The intention of these principles is to align development with business needs. Agile projects focus on the customer and encourage their guidance and participation. As a result, the Manifesto has grown into an overarching view of software development.
The importance of the Agile Manifesto
At first, the Manifesto was a management tool for the development of agile software. It solely and exclusively focused on the customer’s opinion, in order to deliver positive user experiences. Therefore, the agile methodology aims to deliver excellent products to customers, operating in an environment that does more than name-check “people as our most important asset”. It genuinely considers customers to be more important than anything else.

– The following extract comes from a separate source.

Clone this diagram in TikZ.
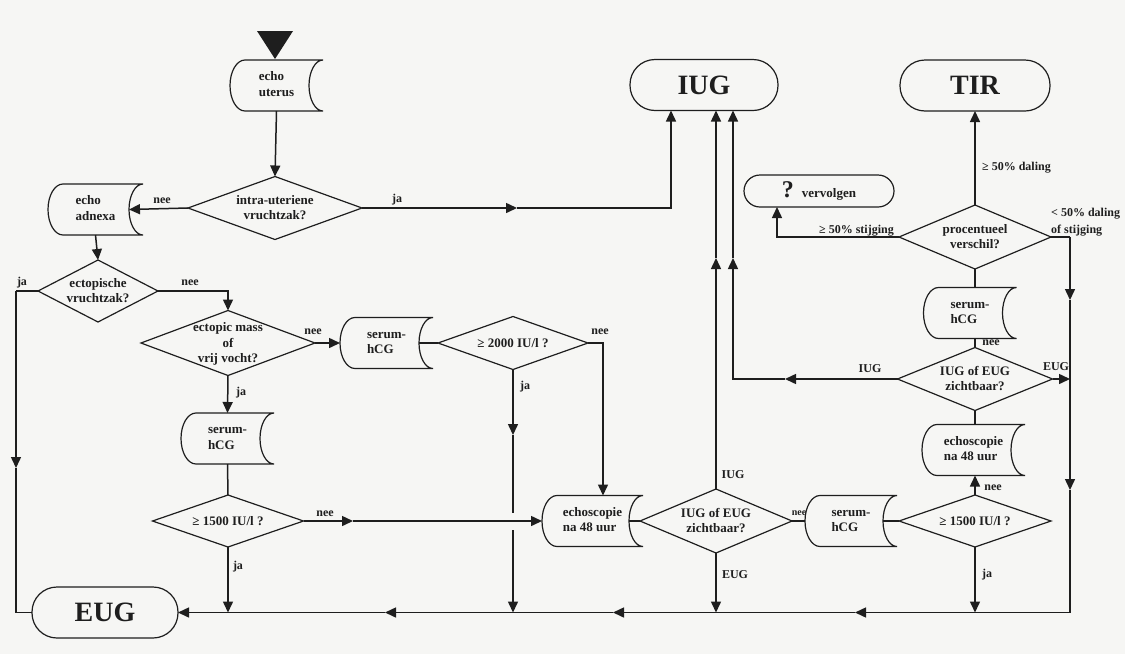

The Agile Manifesto disrupts the idea that building software should follow just one recipe. Its principles have been adopted on a large scale and at different levels within countless businesses and projects. Thanks to the Manifesto’s efficiency, developers can now generate new ramifications for other areas of technology.

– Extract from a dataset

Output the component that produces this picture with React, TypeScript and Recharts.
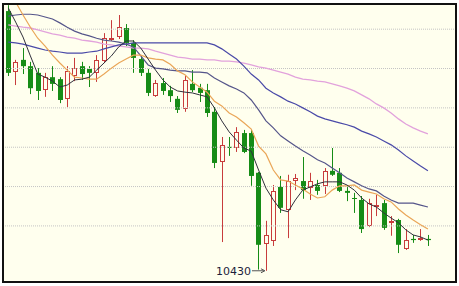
import { Bar, ComposedChart, Line, ReferenceDot, ReferenceLine, XAxis, YAxis } from 'recharts';

// daily candles, oldest first
const opens = [
  13730, 12955, 13110, 13030, 12945, 12725, 12890, 12865, 12615, 12905,
  13030, 12995, 12945, 13095, 13360, 13400, 13515, 13325, 13120, 12945,
  12650, 12815, 12725, 12615, 12485, 12805, 12755, 12725, 12450, 11815,
  12005, 11990, 12180, 12180, 11675, 10770, 10810, 11495, 11205, 11570,
  11570, 11480, 11520, 11510, 11700, 11675, 11445, 11355, 11330, 11000,
  11255, 11290, 11040, 11075, 10710, 10835, 10835, 10835,
];
const closes = [
  12945, 13085, 13030, 12750, 12715, 12890, 12805, 12600, 12970, 13005,
  12930, 12945, 13110, 13385, 13385, 13525, 13325, 13135, 12945, 12690,
  12815, 12715, 12650, 12475, 12855, 12725, 12690, 12435, 11800, 12030,
  11990, 12195, 11940, 11635, 10760, 10885, 11445, 11230, 11570, 11610,
  11455, 11570, 11445, 11700, 11650, 11445, 11420, 11345, 10960, 11290,
  11265, 10975, 11065, 10760, 10820, 10820, 10845, 10820,
];
const highs = [
  13805, 13110, 13260, 13085, 13005, 12945, 13030, 12890, 13030, 13135,
  13085, 13030, 13170, 13450, 13615, 13680, 13565, 13360, 13160, 12995,
  12855, 12880, 12780, 12650, 12905, 12980, 12805, 12805, 12510, 12130,
  12130, 12255, 12220, 12230, 11685, 11065, 11520, 11635, 11650, 11660,
  11875, 11675, 11585, 11735, 11990, 11735, 11510, 11420, 11380, 11345,
  11395, 11330, 11125, 11090, 10960, 10885, 10960, 10885,
];
const lows = [
  12905, 12790, 12930, 12675, 12600, 12640, 12715, 12560, 12510, 12840,
  12855, 12765, 12830, 13070, 13350, 13375, 13285, 12945, 12905, 12650,
  12640, 12665, 12575, 12435, 12450, 12700, 12575, 12385, 11735, 10795,
  11890, 11940, 11925, 11510, 10445, 10430, 10745, 11165, 10845, 11455,
  11345, 11330, 11395, 11405, 11635, 11430, 11315, 11165, 10910, 10985,
  11125, 10950, 10875, 10655, 10695, 10785, 10810, 10745,
];

// moving averages as drawn
const ma5 = [
  13770, 13590, 13400, 13160, 12930, 12890, 12840, 12765, 12790, 12855,
  12865, 12890, 12980, 13070, 13160, 13275, 13350, 13350, 13260, 13120,
  12980, 12855, 12765, 12715, 12700, 12690, 12665, 12640, 12500, 12335,
  12195, 12090, 11990, 11950, 11710, 11480, 11330, 11205, 11180, 11330,
  11455, 11495, 11535, 11560, 11560, 11560, 11520, 11455, 11355, 11280,
  11240, 11165, 11100, 11040, 10950, 10885, 10860, 10820,
];
const ma10 = [
  13995, 13845, 13680, 13525, 13385, 13285, 13170, 13070, 12980, 12890,
  12880, 12865, 12865, 12930, 13005, 13070, 13120, 13170, 13170, 13135,
  13120, 13110, 13055, 12970, 12920, 12830, 12765, 12700, 12585, 12525,
  12435, 12385, 12310, 12230, 12015, 11915, 11710, 11585, 11570, 11520,
  11470, 11405, 11355, 11370, 11455, 11510, 11510, 11520, 11455, 11430,
  11405, 11345, 11305, 11215, 11140, 11075, 11015, 10960,
];
const ma20 = [
  13665, 13680, 13690, 13690, 13680, 13655, 13630, 13580, 13525, 13475,
  13440, 13415, 13385, 13360, 13350, 13335, 13310, 13275, 13160, 13045,
  13005, 12995, 12980, 12970, 12970, 12955, 12955, 12945, 12880, 12830,
  12780, 12740, 12690, 12600, 12475, 12335, 12245, 12145, 12080, 12015,
  11955, 11900, 11840, 11800, 11735, 11675, 11610, 11560, 11510, 11470,
  11445, 11380, 11330, 11290, 11290, 11290, 11265, 11240,
];
const ma50 = [
  13335, 13325, 13310, 13285, 13260, 13235, 13220, 13210, 13195, 13195,
  13195, 13210, 13220, 13250, 13275, 13300, 13310, 13325, 13325, 13325,
  13325, 13325, 13325, 13325, 13325, 13325, 13325, 13325, 13300, 13250,
  13185, 13120, 13030, 12930, 12855, 12750, 12690, 12640, 12585, 12550,
  12500, 12450, 12395, 12360, 12335, 12310, 12285, 12255, 12205, 12170,
  12130, 12080, 12030, 11965, 11890, 11825, 11760, 11700,
];
const ma100 = [
  13555, 13540, 13525, 13515, 13490, 13465, 13440, 13425, 13400, 13385,
  13360, 13350, 13335, 13310, 13300, 13285, 13275, 13260, 13260, 13250,
  13220, 13195, 13170, 13145, 13135, 13120, 13120, 13110, 13110, 13095,
  13095, 13085, 13070, 13045, 13020, 13005, 12980, 12955, 12930, 12890,
  12865, 12855, 12840, 12830, 12805, 12780, 12750, 12715, 12665, 12615,
  12550, 12500, 12435, 12360, 12295, 12245, 12205, 12170,
];

const gridLevels = [11000, 11500, 12000, 12500, 13000, 13500];
const lowMark = { index: 35, value: 10430 };

const data = opens.map((open, i) => ({
  idx: i,
  open,
  close: closes[i],
  high: highs[i],
  low: lows[i],
  range: [lows[i], highs[i]],
  ma5: ma5[i],
  ma10: ma10[i],
  ma20: ma20[i],
  ma50: ma50[i],
  ma100: ma100[i],
}));

const BG = '#ffffee';
const UP = '#c83c3c';
const DOWN = '#168c16';

function Candle(props: any) {
  const { x, y, width, height, payload } = props;
  if (!payload || x == null) return null;
  const top = Math.min(y, y + height);
  const bottom = Math.max(y, y + height);
  const span = payload.high - payload.low;
  const k = span > 0 ? (bottom - top) / span : 0;
  const py = (v: number) => top + (payload.high - v) * k;
  const cx = Math.round(x + width / 2) + 0.5;
  const yo = py(payload.open);
  const yc = py(payload.close);
  const bTop = Math.min(yo, yc);
  const bH = Math.max(1, Math.abs(yo - yc));
  if (payload.close >= payload.open) {
    return (
      <g>
        <line x1={cx} x2={cx} y1={top} y2={bottom} stroke={UP} strokeWidth={1} />
        <rect x={cx - 2} y={Math.round(bTop) + 0.5} width={4} height={Math.max(1, Math.round(bH) - 1)} fill={BG} stroke={UP} strokeWidth={1} />
      </g>
    );
  }
  return (
    <g>
      <line x1={cx} x2={cx} y1={top} y2={bottom} stroke={DOWN} strokeWidth={1} />
      <rect x={cx - 2.5} y={bTop} width={5} height={bH} fill={DOWN} />
    </g>
  );
}

function LowLabel(props: any) {
  const { cx, cy } = props;
  if (cx == null || cy == null) return null;
  return (
    <g>
      <text x={cx - 15} y={cy + 4.5} textAnchor="end" fontSize={11} fontFamily="DejaVu Sans, Verdana, sans-serif" fill="#1e1e3c">
        {String(lowMark.value)}
      </text>
      <line x1={cx - 14} x2={cx - 2} y1={cy} y2={cy} stroke="#555" strokeWidth={1} />
      <path d={`M${cx - 5},${cy - 2} L${cx - 1},${cy} L${cx - 5},${cy + 2}`} fill="none" stroke="#555" strokeWidth={1} />
    </g>
  );
}

export default function App() {
  return (
    <div style={{ position: 'absolute', left: 0, top: 0, width: 459, height: 286, background: '#fff' }}>
      <div style={{ position: 'absolute', left: 2, top: 3, width: 455, height: 280, background: BG }} />
      <div style={{ position: 'absolute', left: 0, top: 0 }}>
        <ComposedChart width={459} height={286} data={data} margin={{ top: 4, right: 4, bottom: 5, left: 3 }}>
          <XAxis type="number" dataKey="idx" domain={[-0.72, 60.68]} hide allowDataOverflow />
          <YAxis type="number" domain={[10300, 13820]} hide allowDataOverflow />
          {gridLevels.map((v) => (
            <ReferenceLine key={v} y={v} stroke="#c4c4c4" strokeDasharray="1 1" />
          ))}
          <Bar dataKey="range" barSize={5} shape={(p: any) => <Candle {...p} />} isAnimationActive={false} />
          <Line dataKey="ma100" stroke="#e2a2dc" strokeWidth={1.3} dot={false} isAnimationActive={false} />
          <Line dataKey="ma50" stroke="#4a4aa8" strokeWidth={1.2} dot={false} isAnimationActive={false} />
          <Line dataKey="ma20" stroke="#55558a" strokeWidth={1.2} dot={false} isAnimationActive={false} />
          <Line dataKey="ma10" stroke="#eaa658" strokeWidth={1.2} dot={false} isAnimationActive={false} />
          <Line dataKey="ma5" stroke="#30303c" strokeWidth={1} dot={false} isAnimationActive={false} />
          <ReferenceDot x={lowMark.index} y={lowMark.value} r={0} ifOverflow="visible" shape={(p: any) => <LowLabel {...p} />} />
        </ComposedChart>
      </div>
      <div style={{ position: 'absolute', left: 2, top: 3, width: 455, height: 280, boxSizing: 'border-box', border: '2px solid #111', pointerEvents: 'none' }} />
    </div>
  );
}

Differences between Traditional and Agile Methods
The Agile Methodology is more practical, while the traditional one plans each phase of a project in advance. Traditionally, a leader is responsible for the entire project and delegates tasks to other parts of the team.
In the Traditional method, only one delivery is carried out once the project is 100% ready. The Agile Methodology, meanwhile, advocates for partial and continuous deliveries, until the project is delivered in full. Both approaches vary when it comes to flexibility too. The Traditional method offers next to no flexibility, while the Agile method is more open to changes.
Another difference between both methods is the budget, since as we mentioned earlier, the Agile method follows “working software over comprehensive documentation”, while the Traditional method documents planning and defines each development stage.
Agile encompasses several methods which stem from its core principles and values. Aligned with the Agile Manifesto principles, it acts as a guide so that software developers know how to choose the best methods or tools for their projects.